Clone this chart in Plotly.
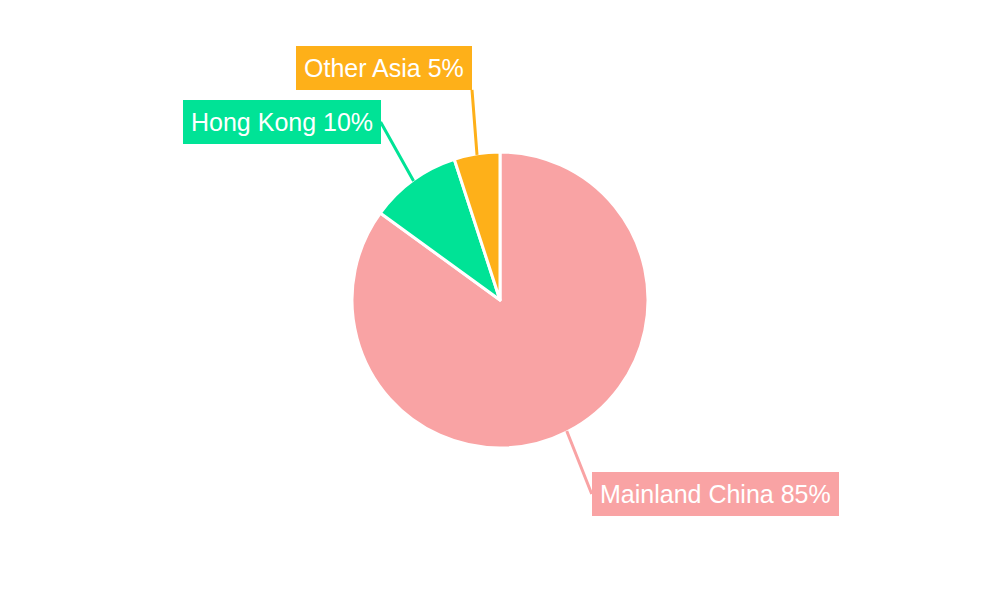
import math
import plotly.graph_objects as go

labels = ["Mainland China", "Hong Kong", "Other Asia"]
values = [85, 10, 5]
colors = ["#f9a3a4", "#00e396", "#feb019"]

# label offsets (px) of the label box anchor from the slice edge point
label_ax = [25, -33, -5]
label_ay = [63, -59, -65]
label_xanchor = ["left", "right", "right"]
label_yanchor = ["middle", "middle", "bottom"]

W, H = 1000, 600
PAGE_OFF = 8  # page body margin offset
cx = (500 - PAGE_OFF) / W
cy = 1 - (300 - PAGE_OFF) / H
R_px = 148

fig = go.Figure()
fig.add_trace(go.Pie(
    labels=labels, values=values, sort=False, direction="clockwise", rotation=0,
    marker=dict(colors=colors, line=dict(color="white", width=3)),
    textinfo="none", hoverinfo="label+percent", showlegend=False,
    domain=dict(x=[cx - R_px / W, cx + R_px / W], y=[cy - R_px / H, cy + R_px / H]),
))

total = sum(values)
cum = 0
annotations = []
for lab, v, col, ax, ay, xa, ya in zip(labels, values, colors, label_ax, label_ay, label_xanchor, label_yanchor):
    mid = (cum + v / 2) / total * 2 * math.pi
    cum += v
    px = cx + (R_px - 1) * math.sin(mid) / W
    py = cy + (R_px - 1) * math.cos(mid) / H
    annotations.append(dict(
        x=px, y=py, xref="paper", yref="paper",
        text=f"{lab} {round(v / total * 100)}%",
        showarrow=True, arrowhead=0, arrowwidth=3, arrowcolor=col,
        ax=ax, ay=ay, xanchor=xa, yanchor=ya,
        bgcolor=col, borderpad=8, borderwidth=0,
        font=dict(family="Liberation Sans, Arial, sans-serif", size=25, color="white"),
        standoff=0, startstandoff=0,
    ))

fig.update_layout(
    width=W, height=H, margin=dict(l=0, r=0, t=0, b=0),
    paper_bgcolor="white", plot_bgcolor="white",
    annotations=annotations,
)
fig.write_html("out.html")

____________________

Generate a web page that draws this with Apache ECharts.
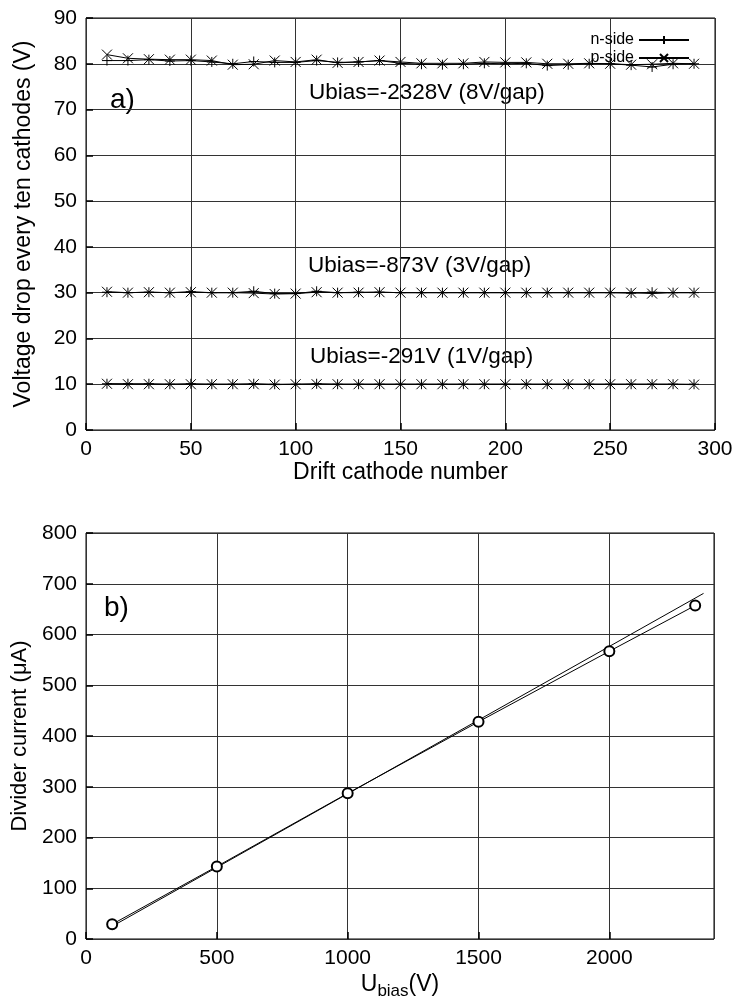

____________________

* **WHAT YOU NEED TO DO**
Your answer should be a single number: the count of lines in the data that include the word "this".

* **FINAL RESULT**
2